Auch wenn sie damals keinen Titel holte, ist die Elf um später nicht mehr nominierte Spieler wie Odonkor, Metzelder, Frings u.a. noch immer legendär und durch Wortmanns Film auch ein bisschen unsterblicher geworden als andere.

Diese Rezension widme ich allen Einwohnern Deutschlands, die seinerzeit dazu beigetragen haben, dass es ein solch weltoffener Fußballsommer (und nicht nur das) wurde und appelliere gleichzeitig an alle fremdenfeindliche Tendenzen aufweisenden Mitbürger, die zu Zeiten dieser Zeilen scharenweise auf rechte Demagogen hereinfallen, einmal in sich zu gehen und sich an jenen Sommer zurückzuerinnern – und zu prüfen, ob vom damaligen Lebensgefühl nicht vielleicht doch noch etwas übrig ist.

Re: Deutschland - Ein Sommermärchen - Sönke Wortmann (2006)

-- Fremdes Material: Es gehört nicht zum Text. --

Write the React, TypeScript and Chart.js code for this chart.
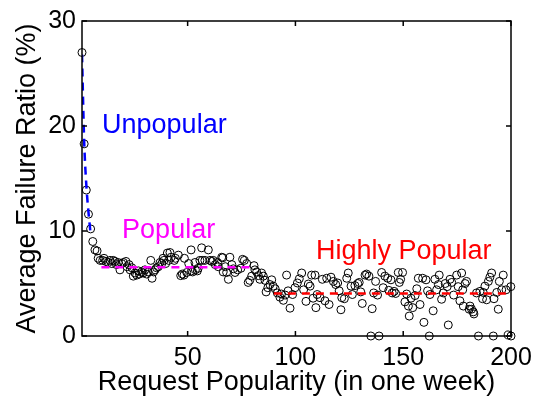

Verfasst: Fr 2. Sep 2016, 16:47
von Onkel Joe
Hey Buxte, haste Fieber oder einen Fußball verschluckt?

Re: Deutschland - Ein Sommermärchen - Sönke Wortmann (2006)

Verfasst: Fr 2. Sep 2016, 16:58
von buxtebrawler
Onkel Joe hat geschrieben:Hey Buxte, haste Fieber oder einen Fußball verschluckt?
Bitte wie meinen? :lol:

Re: Deutschland - Ein Sommermärchen - Sönke Wortmann (2006)

Verfasst: Fr 2. Sep 2016, 17:20
von Onkel Joe
buxtebrawler hat geschrieben:Bitte wie meinen? :lol:
Hat dich jetzt das Fußballfieber komplett überrannt oder warum auf einmal das ganze Fußball hier und da?

Re: Deutschland - Ein Sommermärchen - Sönke Wortmann (2006)

Verfasst: So 4. Sep 2016, 15:24
von buxtebrawler
Onkel Joe hat geschrieben:Hat dich jetzt das Fußballfieber komplett überrannt oder warum auf einmal das ganze Fußball hier und da?
Ich hatte diesen Film vor ein paar Wochen gesehen und der war jetzt einfach an der Reihe. Dass das quasi auf den Beginn der WM-Quali fällt, für die ich ebenfalls ein Thema angelegt habe, ist Zufall.